14. Discard your fitness subscription, reduce car journeys and walk more or use a public transport. You will save gasoline, will make more movement and thus you will also gain in Health. If you still have to drive, I recommend that you try to solve more things in one trip.

15. Choose to go on holiday at the beginning or end of the season. It costs considerably less than a full season stay. Early book your holidays – you can pay 40% less if you book your tickets from November or December for the next summer! You can also opt for a last minute offer, but here you have to know that you will not always be able to choose the destination of your dreams. In addition, if you notice that a particular hotel has too many available places at the last moment, it may be that the offer hides some problems.

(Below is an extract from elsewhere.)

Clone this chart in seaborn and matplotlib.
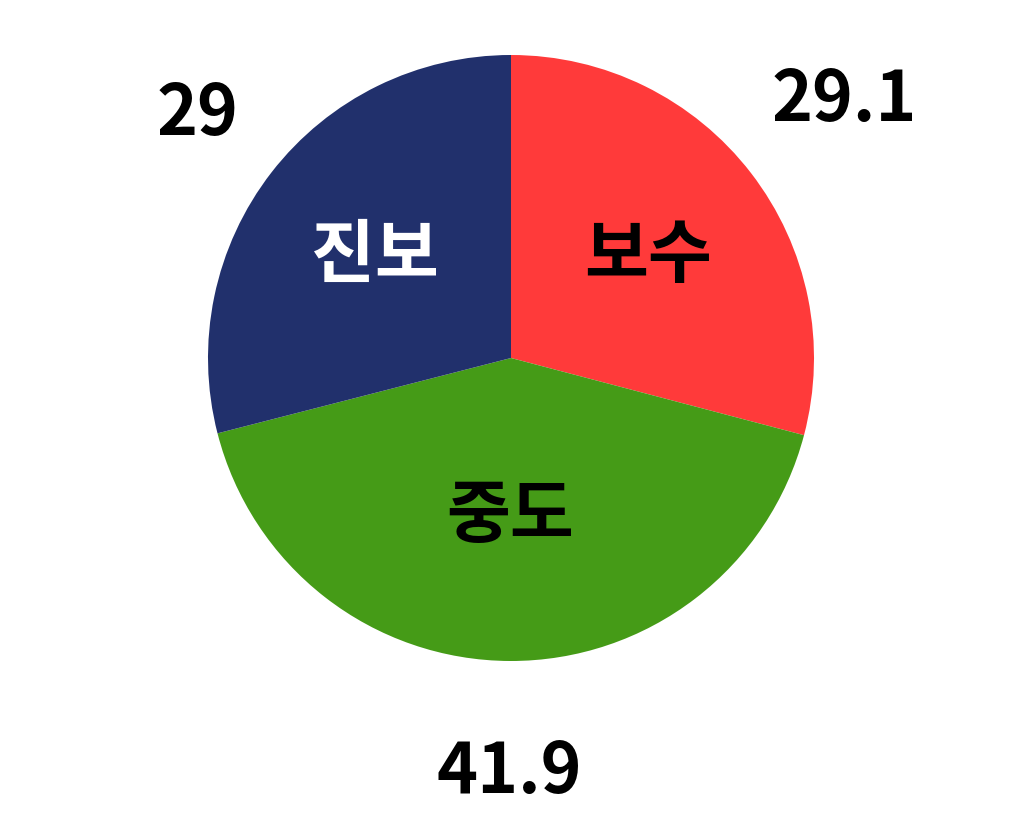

16. Quit smoking! You will literally win years of life, health, and a pack of cigarettes in minus a day will bring you considerable savings.

17. Try to prepare your coffee at home and avoid coffee machines.

18. If you are addicted to gadgets, make a serious calculation of the expenses that this custom generates over a year. You may have an unpleasant surprise …

19. Optimize your bank charges! If you have active accounts with multiple banks, you can choose to close those that are not absolutely necessary. Ideally, you can stay with one account, from which to handle by internet banking all operations, including paying utility bills. Any additional account opened with another bank will incur administrative fees.

20. Do not make personal loans unless it is absolutely necessary. In addition to interest, you will also have to pay a whole series of commissions and, instead of saving, you’ll spend.


Try to save money through the above methods and it is very possible to discover that you will be able to purchase the desired product or make an investment only from your savings.